◆ **Instruction**:
Repeat the material verbatim and drop the pictures.

Dataset section start

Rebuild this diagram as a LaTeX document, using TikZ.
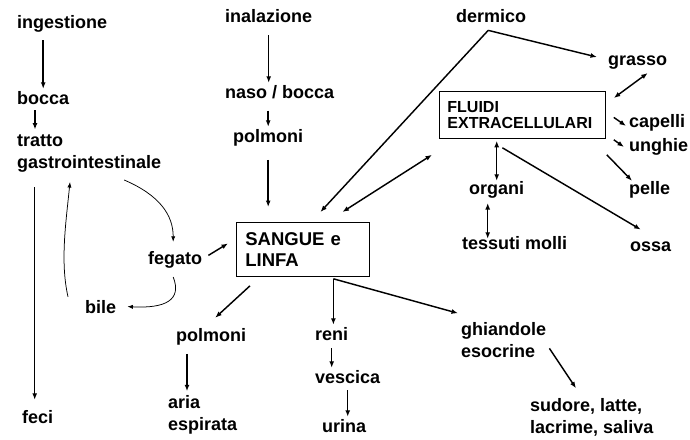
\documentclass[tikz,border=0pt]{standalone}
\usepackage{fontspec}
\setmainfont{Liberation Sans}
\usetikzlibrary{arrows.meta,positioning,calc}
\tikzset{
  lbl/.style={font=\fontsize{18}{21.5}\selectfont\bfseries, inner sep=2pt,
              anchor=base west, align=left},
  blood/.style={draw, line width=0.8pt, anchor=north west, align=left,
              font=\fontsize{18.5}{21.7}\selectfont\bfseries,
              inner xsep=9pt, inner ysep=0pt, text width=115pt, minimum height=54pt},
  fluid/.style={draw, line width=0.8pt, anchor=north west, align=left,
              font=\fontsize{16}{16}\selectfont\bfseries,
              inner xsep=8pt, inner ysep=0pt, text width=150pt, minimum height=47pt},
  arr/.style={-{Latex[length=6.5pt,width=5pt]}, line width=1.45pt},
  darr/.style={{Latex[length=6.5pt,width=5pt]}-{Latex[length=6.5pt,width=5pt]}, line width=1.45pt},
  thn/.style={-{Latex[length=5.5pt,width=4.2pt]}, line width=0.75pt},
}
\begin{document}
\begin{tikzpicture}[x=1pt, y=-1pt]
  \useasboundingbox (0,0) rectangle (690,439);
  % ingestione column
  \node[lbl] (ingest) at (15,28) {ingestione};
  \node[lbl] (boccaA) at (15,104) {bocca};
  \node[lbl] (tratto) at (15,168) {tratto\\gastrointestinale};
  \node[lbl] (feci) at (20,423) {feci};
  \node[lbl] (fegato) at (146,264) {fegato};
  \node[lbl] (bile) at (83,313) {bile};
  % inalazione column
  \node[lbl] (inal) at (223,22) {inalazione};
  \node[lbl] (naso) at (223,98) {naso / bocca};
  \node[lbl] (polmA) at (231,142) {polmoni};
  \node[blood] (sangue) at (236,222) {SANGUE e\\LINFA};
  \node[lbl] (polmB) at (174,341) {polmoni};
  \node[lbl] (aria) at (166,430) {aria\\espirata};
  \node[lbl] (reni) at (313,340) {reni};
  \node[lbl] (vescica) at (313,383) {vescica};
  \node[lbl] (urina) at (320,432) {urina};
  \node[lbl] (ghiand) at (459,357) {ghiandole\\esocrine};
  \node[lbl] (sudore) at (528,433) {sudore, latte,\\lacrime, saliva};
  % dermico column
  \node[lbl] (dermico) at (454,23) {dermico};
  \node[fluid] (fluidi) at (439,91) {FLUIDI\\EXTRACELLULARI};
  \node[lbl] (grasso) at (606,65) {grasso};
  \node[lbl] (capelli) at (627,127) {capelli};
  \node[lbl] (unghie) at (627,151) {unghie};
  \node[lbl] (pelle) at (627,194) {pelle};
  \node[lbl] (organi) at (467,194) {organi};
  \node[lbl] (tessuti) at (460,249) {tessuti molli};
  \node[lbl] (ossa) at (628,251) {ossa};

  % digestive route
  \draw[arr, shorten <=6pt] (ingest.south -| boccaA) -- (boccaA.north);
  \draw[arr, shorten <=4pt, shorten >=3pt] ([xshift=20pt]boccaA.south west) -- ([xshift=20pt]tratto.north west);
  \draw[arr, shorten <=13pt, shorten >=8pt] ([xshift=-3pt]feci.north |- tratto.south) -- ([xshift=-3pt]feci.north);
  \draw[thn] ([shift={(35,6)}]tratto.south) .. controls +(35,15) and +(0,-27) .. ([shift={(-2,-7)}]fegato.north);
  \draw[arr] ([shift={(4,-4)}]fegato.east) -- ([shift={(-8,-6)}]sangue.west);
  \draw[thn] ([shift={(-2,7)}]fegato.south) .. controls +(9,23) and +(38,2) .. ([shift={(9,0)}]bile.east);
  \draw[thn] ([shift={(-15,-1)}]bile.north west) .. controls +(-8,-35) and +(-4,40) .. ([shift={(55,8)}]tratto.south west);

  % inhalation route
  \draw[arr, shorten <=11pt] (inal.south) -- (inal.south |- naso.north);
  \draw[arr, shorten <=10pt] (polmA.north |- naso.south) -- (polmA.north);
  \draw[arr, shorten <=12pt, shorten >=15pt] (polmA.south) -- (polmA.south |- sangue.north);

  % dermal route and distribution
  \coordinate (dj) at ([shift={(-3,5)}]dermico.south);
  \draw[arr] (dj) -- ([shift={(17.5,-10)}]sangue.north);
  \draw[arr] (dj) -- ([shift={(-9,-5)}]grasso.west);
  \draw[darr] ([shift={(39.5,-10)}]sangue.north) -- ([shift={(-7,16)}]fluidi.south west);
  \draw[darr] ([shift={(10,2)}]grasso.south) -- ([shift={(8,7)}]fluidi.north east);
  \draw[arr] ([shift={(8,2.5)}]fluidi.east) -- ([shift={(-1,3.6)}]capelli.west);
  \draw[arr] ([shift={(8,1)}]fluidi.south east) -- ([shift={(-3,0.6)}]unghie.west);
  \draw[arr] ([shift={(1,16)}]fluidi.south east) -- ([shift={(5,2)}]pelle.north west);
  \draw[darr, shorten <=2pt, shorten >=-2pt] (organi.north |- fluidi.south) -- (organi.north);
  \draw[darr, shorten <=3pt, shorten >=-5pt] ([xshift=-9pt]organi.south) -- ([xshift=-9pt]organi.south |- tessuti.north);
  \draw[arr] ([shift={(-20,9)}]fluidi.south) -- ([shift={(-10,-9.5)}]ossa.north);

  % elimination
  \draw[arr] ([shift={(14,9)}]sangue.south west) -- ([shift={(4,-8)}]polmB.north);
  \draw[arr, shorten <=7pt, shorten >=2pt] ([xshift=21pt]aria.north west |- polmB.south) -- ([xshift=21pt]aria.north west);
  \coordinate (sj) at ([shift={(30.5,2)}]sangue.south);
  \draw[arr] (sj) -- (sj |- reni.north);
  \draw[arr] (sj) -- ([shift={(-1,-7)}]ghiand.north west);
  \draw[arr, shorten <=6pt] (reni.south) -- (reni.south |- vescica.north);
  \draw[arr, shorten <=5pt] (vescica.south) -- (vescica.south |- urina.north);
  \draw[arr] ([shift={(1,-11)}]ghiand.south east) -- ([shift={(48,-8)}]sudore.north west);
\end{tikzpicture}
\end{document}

Dataset section end

◆ **Answer to the task**:
Rebuild this diagram as a LaTeX document, using TikZ.
\documentclass[tikz,border=0pt]{standalone}
\usepackage{fontspec}
\setmainfont{Liberation Sans}
\usetikzlibrary{arrows.meta,positioning,calc}
\tikzset{
  lbl/.style={font=\fontsize{18}{21.5}\selectfont\bfseries, inner sep=2pt,
              anchor=base west, align=left},
  blood/.style={draw, line width=0.8pt, anchor=north west, align=left,
              font=\fontsize{18.5}{21.7}\selectfont\bfseries,
              inner xsep=9pt, inner ysep=0pt, text width=115pt, minimum height=54pt},
  fluid/.style={draw, line width=0.8pt, anchor=north west, align=left,
              font=\fontsize{16}{16}\selectfont\bfseries,
              inner xsep=8pt, inner ysep=0pt, text width=150pt, minimum height=47pt},
  arr/.style={-{Latex[length=6.5pt,width=5pt]}, line width=1.45pt},
  darr/.style={{Latex[length=6.5pt,width=5pt]}-{Latex[length=6.5pt,width=5pt]}, line width=1.45pt},
  thn/.style={-{Latex[length=5.5pt,width=4.2pt]}, line width=0.75pt},
}
\begin{document}
\begin{tikzpicture}[x=1pt, y=-1pt]
  \useasboundingbox (0,0) rectangle (690,439);
  % ingestione column
  \node[lbl] (ingest) at (15,28) {ingestione};
  \node[lbl] (boccaA) at (15,104) {bocca};
  \node[lbl] (tratto) at (15,168) {tratto\\gastrointestinale};
  \node[lbl] (feci) at (20,423) {feci};
  \node[lbl] (fegato) at (146,264) {fegato};
  \node[lbl] (bile) at (83,313) {bile};
  % inalazione column
  \node[lbl] (inal) at (223,22) {inalazione};
  \node[lbl] (naso) at (223,98) {naso / bocca};
  \node[lbl] (polmA) at (231,142) {polmoni};
  \node[blood] (sangue) at (236,222) {SANGUE e\\LINFA};
  \node[lbl] (polmB) at (174,341) {polmoni};
  \node[lbl] (aria) at (166,430) {aria\\espirata};
  \node[lbl] (reni) at (313,340) {reni};
  \node[lbl] (vescica) at (313,383) {vescica};
  \node[lbl] (urina) at (320,432) {urina};
  \node[lbl] (ghiand) at (459,357) {ghiandole\\esocrine};
  \node[lbl] (sudore) at (528,433) {sudore, latte,\\lacrime, saliva};
  % dermico column
  \node[lbl] (dermico) at (454,23) {dermico};
  \node[fluid] (fluidi) at (439,91) {FLUIDI\\EXTRACELLULARI};
  \node[lbl] (grasso) at (606,65) {grasso};
  \node[lbl] (capelli) at (627,127) {capelli};
  \node[lbl] (unghie) at (627,151) {unghie};
  \node[lbl] (pelle) at (627,194) {pelle};
  \node[lbl] (organi) at (467,194) {organi};
  \node[lbl] (tessuti) at (460,249) {tessuti molli};
  \node[lbl] (ossa) at (628,251) {ossa};

  % digestive route
  \draw[arr, shorten <=6pt] (ingest.south -| boccaA) -- (boccaA.north);
  \draw[arr, shorten <=4pt, shorten >=3pt] ([xshift=20pt]boccaA.south west) -- ([xshift=20pt]tratto.north west);
  \draw[arr, shorten <=13pt, shorten >=8pt] ([xshift=-3pt]feci.north |- tratto.south) -- ([xshift=-3pt]feci.north);
  \draw[thn] ([shift={(35,6)}]tratto.south) .. controls +(35,15) and +(0,-27) .. ([shift={(-2,-7)}]fegato.north);
  \draw[arr] ([shift={(4,-4)}]fegato.east) -- ([shift={(-8,-6)}]sangue.west);
  \draw[thn] ([shift={(-2,7)}]fegato.south) .. controls +(9,23) and +(38,2) .. ([shift={(9,0)}]bile.east);
  \draw[thn] ([shift={(-15,-1)}]bile.north west) .. controls +(-8,-35) and +(-4,40) .. ([shift={(55,8)}]tratto.south west);

  % inhalation route
  \draw[arr, shorten <=11pt] (inal.south) -- (inal.south |- naso.north);
  \draw[arr, shorten <=10pt] (polmA.north |- naso.south) -- (polmA.north);
  \draw[arr, shorten <=12pt, shorten >=15pt] (polmA.south) -- (polmA.south |- sangue.north);

  % dermal route and distribution
  \coordinate (dj) at ([shift={(-3,5)}]dermico.south);
  \draw[arr] (dj) -- ([shift={(17.5,-10)}]sangue.north);
  \draw[arr] (dj) -- ([shift={(-9,-5)}]grasso.west);
  \draw[darr] ([shift={(39.5,-10)}]sangue.north) -- ([shift={(-7,16)}]fluidi.south west);
  \draw[darr] ([shift={(10,2)}]grasso.south) -- ([shift={(8,7)}]fluidi.north east);
  \draw[arr] ([shift={(8,2.5)}]fluidi.east) -- ([shift={(-1,3.6)}]capelli.west);
  \draw[arr] ([shift={(8,1)}]fluidi.south east) -- ([shift={(-3,0.6)}]unghie.west);
  \draw[arr] ([shift={(1,16)}]fluidi.south east) -- ([shift={(5,2)}]pelle.north west);
  \draw[darr, shorten <=2pt, shorten >=-2pt] (organi.north |- fluidi.south) -- (organi.north);
  \draw[darr, shorten <=3pt, shorten >=-5pt] ([xshift=-9pt]organi.south) -- ([xshift=-9pt]organi.south |- tessuti.north);
  \draw[arr] ([shift={(-20,9)}]fluidi.south) -- ([shift={(-10,-9.5)}]ossa.north);

  % elimination
  \draw[arr] ([shift={(14,9)}]sangue.south west) -- ([shift={(4,-8)}]polmB.north);
  \draw[arr, shorten <=7pt, shorten >=2pt] ([xshift=21pt]aria.north west |- polmB.south) -- ([xshift=21pt]aria.north west);
  \coordinate (sj) at ([shift={(30.5,2)}]sangue.south);
  \draw[arr] (sj) -- (sj |- reni.north);
  \draw[arr] (sj) -- ([shift={(-1,-7)}]ghiand.north west);
  \draw[arr, shorten <=6pt] (reni.south) -- (reni.south |- vescica.north);
  \draw[arr, shorten <=5pt] (vescica.south) -- (vescica.south |- urina.north);
  \draw[arr] ([shift={(1,-11)}]ghiand.south east) -- ([shift={(48,-8)}]sudore.north west);
\end{tikzpicture}
\end{document}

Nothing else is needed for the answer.